A container ship sits at anchor as a small motorboat passes in the foreground in the Strait of Hormuz off Bandar Abbas, Iran, Saturday, May 2. AP-Yonhap

DUBAI, United Arab Emirates — The U.S. military said it fired on Iranian forces and sank six small boats targeting civilian ships as it moved to reopen the Strait of Hormuz on Monday. The United Arab Emirates, a key American ally, said it had come under attack from Iran for the first time since a fragile ceasefire took hold in early April.

The U.S. military said two American-flagged merchant ships had successfully transited the strait on Monday as part of a new initiative.

The UAE Defense Ministry said its air defenses had engaged 15 missiles and four drones fired by Iran. Authorities in the eastern emirate of Fujairah said one drone sparked a fire at a key oil facility, wounding three Indian nationals. The British military reported two cargo vessels ablaze off the UAE.

Tehran did not outright confirm or deny the attacks but early on Tuesday, Iran's Foreign Minister Abbas Araghchi said on X that both the U.S. and the UAE “should be wary of being dragged back into quagmire.”

In similarly vague terms, Iranian state television earlier quoted an anonymous military official as saying Tehran had had “no plan” to target the UAE or one of its oil fields.

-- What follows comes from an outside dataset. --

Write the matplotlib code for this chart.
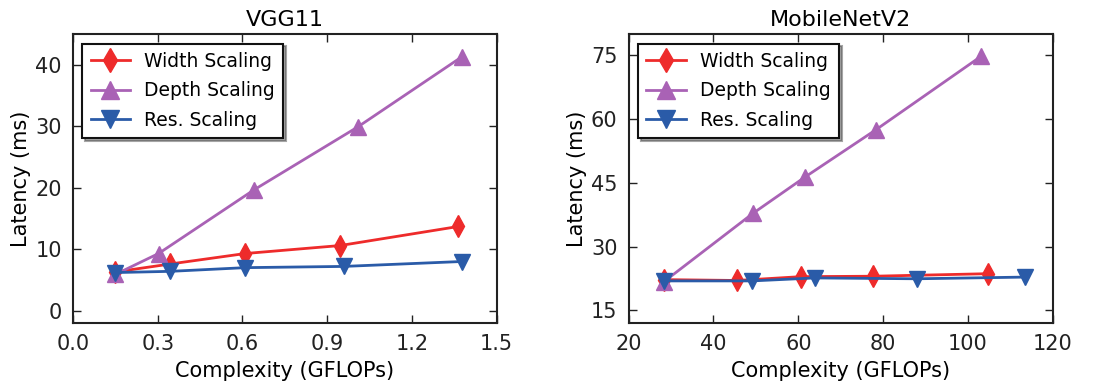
import matplotlib
matplotlib.use('Agg')
import matplotlib.pyplot as plt

# VGG11 latency vs. complexity
vgg_width_x = [0.15, 0.345, 0.61, 0.946, 1.364]
vgg_width_y = [6.3, 7.6, 9.3, 10.6, 13.7]
vgg_depth_x = [0.15, 0.303, 0.642, 1.008, 1.376]
vgg_depth_y = [5.9, 9.3, 19.7, 29.9, 41.3]
vgg_res_x = [0.15, 0.345, 0.61, 0.958, 1.376]
vgg_res_y = [6.2, 6.4, 7.0, 7.2, 8.0]

# MobileNetV2 latency vs. complexity
mb_width_x = [28.3, 45.6, 60.6, 77.6, 104.8]
mb_width_y = [22.2, 22.0, 22.9, 23.0, 23.6]
mb_depth_x = [28.3, 49.3, 61.5, 78.3, 103.1]
mb_depth_y = [21.7, 37.8, 46.3, 57.5, 74.8]
mb_res_x = [28.3, 49.1, 63.9, 87.9, 113.5]
mb_res_y = [21.9, 21.9, 22.6, 22.4, 22.8]

labels = ['Width Scaling', 'Depth Scaling', 'Res. Scaling']
colors = ['#ee2b2b', '#a962b5', '#2a5ba8']
markers = ['d', '^', 'v']

fig = plt.figure(figsize=(10.99, 3.84), dpi=100)
ax1 = fig.add_axes([0.0664, 0.159, 0.3856, 0.752])
ax2 = fig.add_axes([0.572, 0.159, 0.386, 0.752])


def draw(ax, series, title, xlim, ylim, xticks, yticks, xfmt):
    for (x, y), lab, c, m in zip(series, labels, colors, markers):
        ax.plot(x, y, color=c, marker=m, markersize=11, markeredgecolor=c,
                linewidth=2, label=lab)
    ax.set_xlim(*xlim)
    ax.set_ylim(*ylim)
    ax.set_xticks(xticks)
    ax.set_yticks(yticks)
    ax.set_xticklabels([xfmt(t) for t in xticks])
    ax.tick_params(direction='in', top=True, right=True, length=6,
                   width=1, labelsize=15, pad=8, colors='#222222')
    for sp in ax.spines.values():
        sp.set_linewidth(1.5)
        sp.set_color('#222222')
    ax.set_title(title, fontsize=16, pad=6)
    ax.set_xlabel('Complexity (GFLOPs)', fontsize=15, labelpad=5)
    ax.set_ylabel('Latency (ms)', fontsize=15, labelpad=3)
    leg = ax.legend(loc='upper left', numpoints=1, fontsize=13.5, shadow=True,
                    fancybox=False, framealpha=1, edgecolor='#111111',
                    borderaxespad=0.5, handlelength=2.1, labelspacing=0.55,
                    handletextpad=0.75, borderpad=0.45, markerscale=1.15)
    leg.get_frame().set_linewidth(1.5)


draw(ax1, [(vgg_width_x, vgg_width_y), (vgg_depth_x, vgg_depth_y), (vgg_res_x, vgg_res_y)],
     'VGG11', (0, 1.5), (-2, 45), [0.0, 0.3, 0.6, 0.9, 1.2, 1.5], [0, 10, 20, 30, 40],
     lambda t: f'{t:.1f}')
draw(ax2, [(mb_width_x, mb_width_y), (mb_depth_x, mb_depth_y), (mb_res_x, mb_res_y)],
     'MobileNetV2', (20, 120), (12, 80), [20, 40, 60, 80, 100, 120], [15, 30, 45, 60, 75],
     lambda t: f'{t}')

fig.savefig('out.png', dpi=100)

"The incident resulted from U.S. military adventurism to create an illegal passage,” the official said about the oil facility attack, apparently referring to U.S. President Donald Trump 's latest efforts to reopen the the Strait of Hormuz, a critical waterway for global energy.

Breaking Iran’s chokehold on the strait would ease global economic concerns and deny Iran a major source of leverage. But such efforts also risk reigniting the full-scale fighting that erupted when the U.S. and Israel first attacked Iran on Feb. 28, prompting it to close the strait.

Shipping companies, and their insurers, are unlikely to take such a risk, given that Iran has fired on ships in the waterway and vowed to keep doing so. Iran has said the new U.S. effort is a violation of the fragile ceasefire that has held for more than three weeks.